REM sleep, otherwise known as “dream sleep,” tends to occur 1-1.5 hours after drifting off to sleep. It is when the eyes turn directions quickly without sending any visual information to the brain. People who endure anxiety or stress in their waking lives are susceptible to suffering nightmares during REM sleep.
Since cannabis may suppress REM sleep, many regular consumers don’t remember their dreams after using the plant. It’s important to note that most cannabis consumers have a REM comeback after being subdued by cannabis—an experience commonly reported by people who take a tolerance break from cannabis.
THC plays the biggest role in forcibly stopping REM sleep. Since it reduces the length of time spent in REM sleep, dreaming is less likely to happen post-consumption. This fact is a stark contrast to what most people believe about THC, which sometimes causes paranoia in less tolerant consumers.
Furthermore, THC amplifies the time from sleep onset to REM sleep, something known as “REM latency.” The mind-altering cannabinoid may also increase the weirdness factor of a consumer’s dreams.
With this in mind, THC-rich cannabis could prove to be a valuable addition to the life of someone who regularly tosses and turns due to nightmares. On the other hand, this isn’t so appealing for the “dreamers” who enjoy navigating the often bizarre dream world.
Research has also found that a molecule similar to THC may help minimize the recurring nightmares associated with PTSD. This molecule is nabilone, an analog of THC.
As the second most commonly discussed cannabinoid after THC, it’s definitely worth looking into the effects of CBD on sleep-related issues, too. Interestingly, research shows that CBD may influence REM sleep, albeit in dose-dependent quantities.
One particular study that was published in the National Library of Medicine in 2012 found that “CBD efficiently blocked anxiety-induced REM sleep suppression.” Plus, preliminary research hypothesizes that CBD may assist people who experience excessive daytime sleepiness disorder, REM sleep behavior disorder, and insomnia.

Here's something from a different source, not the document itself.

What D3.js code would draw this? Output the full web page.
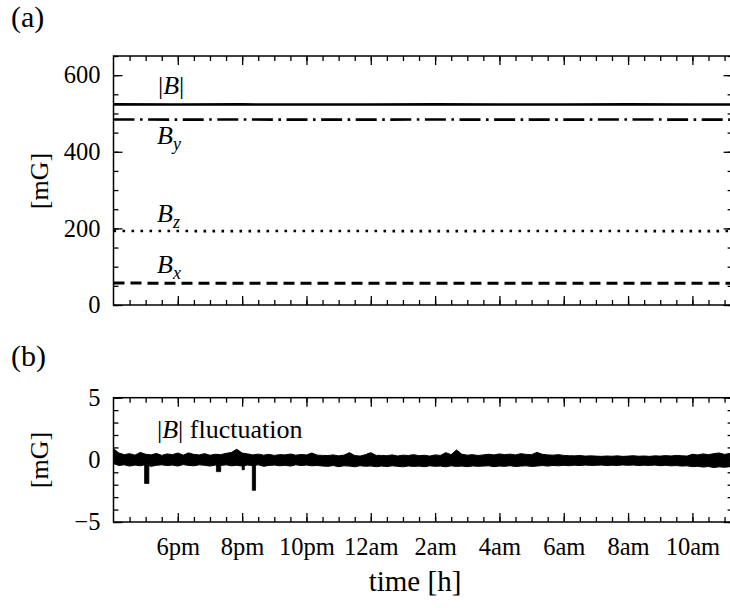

Some anecdotal evidence also points to the likelihood of CBD inducing more lucid and vivid dreams, not to mention the cannabinoid’s power to strengthen a person’s dream recall abilities. However, the cannabis compound’s influence on REM sleep depends on dosage: Low doses tend to be stimulating, whereas high doses usually cause sedation.
Someone who deals with ongoing episodes of sleep disorder—nightmares are renowned for inflicting anxiety, stress, and depression on those who endure them—may report experiencing low quality of life. Although it cannot be claimed to be a cure as such, cannabis could offer a viable solution for people who suffer from nightmares on an ongoing basis.
Since cannabis produces a vast array of unique compounds, it’s likely that we could find out more about the REM sleep-impacting effects of other cannabinoids in the future–particularly now that the Drug Enforcement Administration (DEA) has started reviewing cannabis research applications.
Based on the evidence we have gleaned from scientific studies so far, THC has been shown to suppress REM sleep, meaning that it could offer some respite from unpleasant dreams. Furthermore, a 2019 study published in the Journal Psychiatry & Neuroscience revealed that nabilone—the synthetic analog of THC—could improve sleep and reduce nightmares. And a 2021 study suggested cannabinoids could help people with insomnia achieve rest.
These promising findings offer a ray of hope for patients who battle regular nightmares. Then again, a different study from 2021 suggests that adults who used cannabis 20 or more days during the last 30 days were 64% more likely to have an impacted sleep of less than six hours per night or 76% more likely to sleep in excess of nine hours per night.
These conflicting findings—as well as the fact that medical cannabis research is still lacking—allude to the importance of taking a precautionary approach to cannabis use. Consulting with a doctor is a wise first move.